Fiscal Year: 2013/2014

Status: Final

Rutgers-CAIT Author(s): Raimondo Betti, Ph.D., Patrick Szary, Ph.D.

External Author(s): Dyab Khazem, Parsons Transportation Group

Sponsor(s): FHWA - OST-R

Summary:

The goal of this project was to cast the SHM problem within a statistical pattern recognition framework. Techniques borrowed from speaker recognition, particularly speaker verification, were used as this discipline deals with problems very similar to those addressed by structural health monitoring. Speaker recognition is the task of verifying whether the speaker is the individual he/she claims to be by analyzing his/her speech signal. Based on the principle that speaker recognition can determine whether it is John or Jane who says the word “mom,” it was assumed that it would be possible to find out whether it is the healthy or the damaged bridge that provides that acceleration time history. Inspired by the use of Bayesian Maximum A Posteriori adaptation of the Universal Background Model in speaker recognition, this work proposed a new and computationally efficient method to update the probability distribution function describing the statistical properties of an ensemble of structural parameters through the adaptation of a Gaussian Mixture Model describing the pdf of observed indices parameterizing the structural behavior.

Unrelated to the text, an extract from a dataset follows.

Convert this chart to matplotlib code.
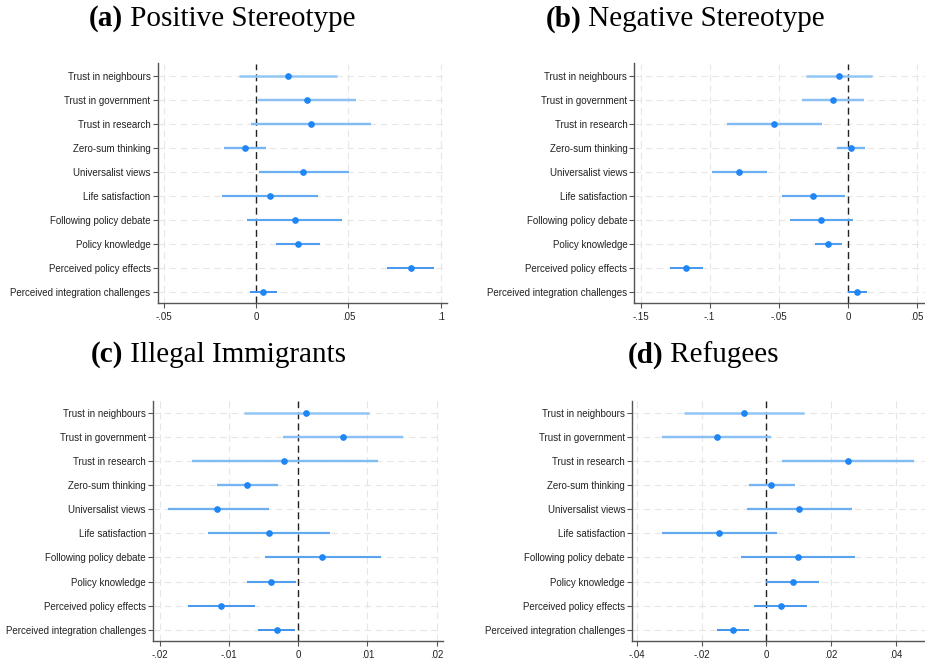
import numpy as np
import matplotlib.pyplot as plt
from matplotlib.colors import to_rgb

# outcome variables, top to bottom
outcomes = ["Trust in neighbours", "Trust in government", "Trust in research",
            "Zero-sum thinking", "Universalist views", "Life satisfaction",
            "Following policy debate", "Policy knowledge",
            "Perceived policy effects", "Perceived integration challenges"]

# (a) Positive Stereotype: estimate, lower CI, upper CI
pos_est = [0.0171, 0.0274, 0.0296, -0.0060, 0.0256, 0.0074, 0.0209, 0.0227, 0.0838, 0.0040]
pos_lo = [-0.0092, 0.0009, -0.0027, -0.0173, 0.0016, -0.0182, -0.0049, 0.0106, 0.0709, -0.0032]
pos_hi = [0.0439, 0.0542, 0.0621, 0.0056, 0.0502, 0.0334, 0.0468, 0.0348, 0.0962, 0.0116]

# (b) Negative Stereotype
neg_est = [-0.0067, -0.0108, -0.0533, 0.0022, -0.0786, -0.0253, -0.0198, -0.0142, -0.1169, 0.0067]
neg_lo = [-0.0306, -0.0333, -0.0875, -0.0077, -0.0983, -0.0480, -0.0422, -0.0236, -0.1287, 0.0002]
neg_hi = [0.0171, 0.0118, -0.0190, 0.0123, -0.0586, -0.0024, 0.0034, -0.0043, -0.1051, 0.0140]

# (c) Illegal Immigrants
ill_est = [0.0011, 0.0065, -0.0020, -0.0074, -0.0117, -0.0043, 0.0035, -0.0039, -0.0112, -0.0031]
ill_lo = [-0.0079, -0.0022, -0.0154, -0.0117, -0.0189, -0.0131, -0.0048, -0.0074, -0.0160, -0.0058]
ill_hi = [0.0102, 0.0152, 0.0115, -0.0030, -0.0043, 0.0046, 0.0119, -0.0004, -0.0063, -0.0005]

# (d) Refugees
ref_est = [-0.0069, -0.0154, 0.0252, 0.0016, 0.0102, -0.0145, 0.0097, 0.0081, 0.0044, -0.0102]
ref_lo = [-0.0254, -0.0322, 0.0048, -0.0055, -0.0060, -0.0322, -0.0078, 0.0000, -0.0037, -0.0151]
ref_hi = [0.0116, 0.0015, 0.0457, 0.0088, 0.0265, 0.0034, 0.0273, 0.0163, 0.0127, -0.0054]

pos_ticks = [-0.05, 0, 0.05, 0.1]
pos_ticklabels = ["-.05", "0", ".05", ".1"]
neg_ticks = [-0.15, -0.1, -0.05, 0, 0.05]
neg_ticklabels = ["-.15", "-.1", "-.05", "0", ".05"]
ill_ticks = [-0.02, -0.01, 0, 0.01, 0.02]
ill_ticklabels = ["-.02", "-.01", "0", ".01", ".02"]
ref_ticks = [-0.04, -0.02, 0, 0.02, 0.04]
ref_ticklabels = ["-.04", "-.02", "0", ".02", ".04"]

POINT = "#1f86f5"
LINE_TOP = np.array(to_rgb("#93c6f4"))
LINE_BOT = np.array(to_rgb("#3f93ee"))
LABEL_FONT = "Liberation Sans"


def coef_panel(fig, rect, est, lo, hi, ticks, ticklabels, xlim):
    ax = fig.add_axes(rect)
    n = len(outcomes)
    y = np.arange(1, n + 1)

    for v in ticks:
        ax.axvline(v, color="#e6e6e6", lw=0.8, ls=(0, (6, 4)), zorder=0)
    for yy in y:
        ax.axhline(yy, color="#e6e6e6", lw=0.8, ls=(0, (6, 4)), zorder=0)
    ax.axvline(0, color="#222222", lw=1.0, ls=(0, (5, 3)), zorder=1)

    # confidence intervals, shading slightly darker down the list
    for i in range(n):
        t = i / (n - 1)
        c = LINE_TOP * (1 - t) + LINE_BOT * t
        ax.plot([lo[i], hi[i]], [y[i], y[i]], color=c, lw=1.8 - 0.4 * t,
                solid_capstyle="butt", zorder=2)
    ax.plot(est, y, "o", color=POINT, ms=3.8, zorder=3)

    ax.set_xlim(*xlim)
    ax.set_ylim(10.45, 0.5)
    ax.set_yticks(y)
    ax.set_yticklabels(outcomes, fontsize=7, family=LABEL_FONT, color="#222222")
    ax.set_xticks(ticks)
    ax.set_xticklabels(ticklabels, fontsize=7, family=LABEL_FONT, color="#222222")
    ax.tick_params(axis="both", length=3.5, width=0.8, color="#555555")
    ax.tick_params(axis="y", pad=1.5)
    ax.tick_params(axis="x", pad=3)

    for s in ["top", "right"]:
        ax.spines[s].set_visible(False)
    for s in ["left", "bottom"]:
        ax.spines[s].set_color("#555555")
        ax.spines[s].set_linewidth(1.0)
    return ax


def panel_title(fig, x, y, letter, name):
    # bold letter, regular name, centred together
    t1 = fig.text(0, y, "(" + letter + ")", fontsize=21, family="Liberation Serif",
                  weight="bold", va="center")
    t2 = fig.text(0, y, " " + name, fontsize=21, family="Liberation Serif", va="center")
    fig.canvas.draw()
    r = fig.canvas.get_renderer()
    w1 = t1.get_window_extent(r).width / fig.bbox.width
    w2 = t2.get_window_extent(r).width / fig.bbox.width
    x0 = x - (w1 + w2) / 2
    t1.set_x(x0)
    t2.set_x(x0 + w1)


def main():
    fig = plt.figure(figsize=(9.25, 6.62), dpi=100)
    H = 662.0
    W = 925.0
    h = 239.5 / H

    coef_panel(fig, [157.5 / W, 1 - 303 / H, 289.2 / W, h],
               pos_est, pos_lo, pos_hi, pos_ticks, pos_ticklabels, (-0.05334, 0.10327))
    coef_panel(fig, [634.3 / W, 1 - 303 / H, 290.7 / W, h],
               neg_est, neg_lo, neg_hi, neg_ticks, neg_ticklabels, (-0.1545, 0.0557))
    coef_panel(fig, [152.7 / W, 1 - 640.5 / H, 290.0 / W, h],
               ill_est, ill_lo, ill_hi, ill_ticks, ill_ticklabels, (-0.02105, 0.02088))
    coef_panel(fig, [632.0 / W, 1 - 640.5 / H, 293.0 / W, h],
               ref_est, ref_lo, ref_hi, ref_ticks, ref_ticklabels, (-0.04153, 0.04906))

    panel_title(fig, 222 / W, 1 - 19 / H, "a", "Positive Stereotype")
    panel_title(fig, 685 / W, 1 - 19 / H, "b", "Negative Stereotype")
    panel_title(fig, 218 / W, 1 - 355 / H, "c", "Illegal Immigrants")
    panel_title(fig, 703 / W, 1 - 355 / H, "d", "Refugees")

    fig.savefig("out.png", dpi=100, facecolor="white")


if __name__ == "__main__":
    main()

Overall the results are very promising, but at its current stage the proposed work must be considered as a proof of concept for the application of the Bayesian MAP adaptation of a training model. The major drawback of the proposed work is its inability to produce estimates of marginal distribution of the structural parameters used as indices of the structure’s performance, since the joint distribution of said variables is obtained through an implicit function of the variables of interest.